Unless you have literally been living in a cave for the past three years, you cannot have failed to become engulfed in the national debacle that is Britain’s efforts to leave the European Union.
Regardless of whether you are a staunch Remainer or an ardent Brexiteer, the chances are that you are frustrated with how the process of Brexit has been managed and eager for the right resolution to be reached so everyone can get on with other things.
But as the supposed date of Britain’s departure from the EU moves ever closer with no sign of an agreement being reached, Remain campaigners have abandoned all pretence of wanting a second referendum to approve the Brexit deal and gone all our for Britain to revoke Article 50 and remain in the European Union.
The problems with the Revoke Article 50 Petition
A petition on the UK Government website has, at the time of writing, achieved just under three-and-a-half million signatories. For remain campaigners that is being seen as a huge groundswell of public opinion against Brexit, despite the number still being some fourteen million fewer than those who supported Brexit back in 2016.
But it is not just the debate over numbers which has undermined the impact of this petition but also where the signatories have come from.

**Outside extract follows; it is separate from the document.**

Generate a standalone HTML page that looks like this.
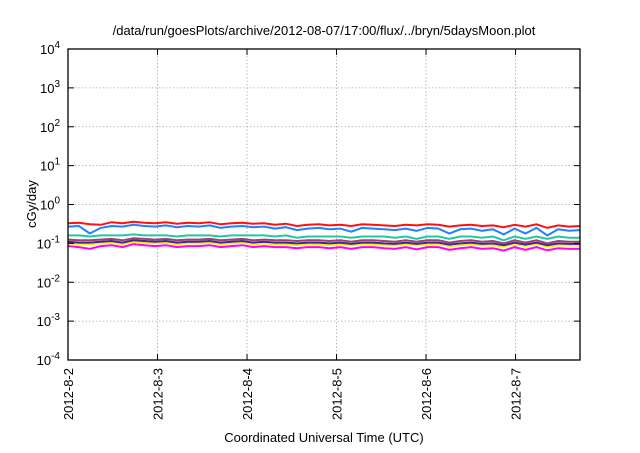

The UK Government petition site doesn’t just generate a total of the number of signatories. It also gathers data on individuals who are signing up and, crucially, where they are from.
This process has actually now stopped working due to the sheer volume of people accessing the petition. But before it crashed, it revealed some startling facts about where signatories were logging onto the site from.
At the last count, there were at least 10,500 signatories from France, 5,000 signatories from Germany, 4,000 from the USA, and numerous others from countries as diverse as Russia, China, the Vatican City, East Timor, and even North Korea.
It is worth noting that these signatories are just the ones who haven’t bothered trying to hide their actual location. If someone wanted to, it would be very easy to use a VPN to sign the petition and make it appear as if you were in the UK even if you weren’t.
By signing up to a VPN such as ExpressVPN or IPVanish and then connecting to a UK-based server, the UK Government petitions website would register your location as being in the UK regardless of where you actually are.
This method could be used, not only to allow individuals to sign the petition, but could also allow bots to get in on the action too.
Are bots trying to block Brexit?
This is one theory that the BBC has reported could be influencing the rapid increase in signatures on the petition.
They spoke to three cyber-security experts and while they all agreed that the requirement to have a unique email address could deter some bots, there are easy ways around the problem which mean the threat cannot be dismissed entirely.
Lisa Forte, a partner at the cyber-security firm Red-Goat, told the BBC, “Any significant political decision such as this petition is highly likely to attract bots.”
Meanwhile, Professor Alan Woodward from the University of Surrey added, “Is there some gaming going on? I wouldn’t be at all surprised… It’s a petition, it’s not a vote – it’s not meant to be as secure as an e-voting system.”
Insufficient checks to make the petition reliable
The official referendum on the UK’s membership of the EU was run as a proper democratic ballot. This meant that only people registered to vote in the United Kingdom were able to cast their vote.
However, this is not the case with an online petition. To sign that, all people need is a UK-based postal address and a unique email address. They must also check a box saying they are from the UK, but there is no system to confirm whether or not this is the case.
However, many people have multiple email address and it is worth noting that there are more than a few remain campaigners actively posting their postcode on social media and encouraging people to use it to sign the petition.
There is also no check to ensure whether signatories are genuine or not. Given that he is an active campaigner for Brexit, it is remarkable how many times Nigel Farage seems to have signed the petition.
It may well be that there is a sizable proportion of British voters who would like Article 50 to be revoked and Brexit to be cancelled. But the fact is that VPNs and the insecure nature of the online petition system, mean this is simply not a reliable way to measure public opinion.